Net income in the three months to June 30 was AED442.9 million ($120.6 million), or AED0.18 per share, compared with a loss of AED40.1 million a year earlier, Sorouh said in a statement on the Abu Dhabi bourse website.
Revenue surged to AED801.1 million, compared with AED131.6 million, it said, without giving a breakdown. The cost of revenue more than tripled to AED343.5 million dirhams, it said.
The company, which started in July 2005, posted a first-half profit of AED557 million, a company official told Reuters on Sunday.
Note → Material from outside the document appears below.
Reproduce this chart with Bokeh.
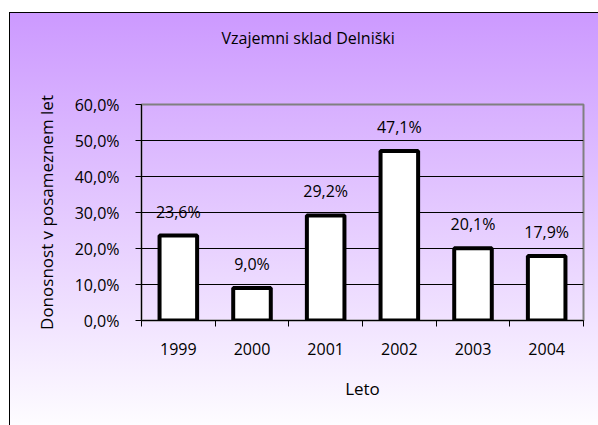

Jordan Telecom Group, the country's sole fixed-line operator, reported a 10.6% gain in half-year net profits to JD46.6 million ($65.7 million) on expanded mobile and Internet services.
Raslan Deiranieh, the group's chief financial officer, told Reuters revenue rose 14.2% to JD195.7 million in the first half of 2007 compared with the same period last year.
Revenues were driven largely by strong growth in the subscriber base of mobile subsidiary Mobile Com and its revenue increase of 32.8%.
Operational profits before taxes rose 5.8% to JD84.5 million in the first six months from JD79.9 million in the same period last year.
Kuwait Financial Centre reported net profit of KD18.51 million ($65.53 million) and 44 fils per share compared to a net loss of KD1.46 million and a loss of 3 fils per share for the first half of 2006.
This represents an increase of 1368% in net profit and 1567% in the EPS. Assets under management totalled KD1.40 billion as of the end of Q2 2007, the company said in a statement.
Ras Al Khaimah real estate developer RAK Properties recorded an increase of 190% in sales in the first half of 2007 over the first six months of 2006, the company said, without revealing any further details.
It attributed the growth to the strong and sustained investor interest from the UAE, UK, Far East, US, Canada and Russia.
Bahrain's International Investment Bank (IIB) announced Net Income of $9.6 million for the first six months of 2007 compares with $5.4 million for the same period last year.
Total Income increased by 120.4% to $18.7 million in the first half of 2007, mainly from investment banking fees that increased by $8.5 million or 114.5% to US$ 15.9 million, generated from the structuring, underwriting and placement of new investments, the company said.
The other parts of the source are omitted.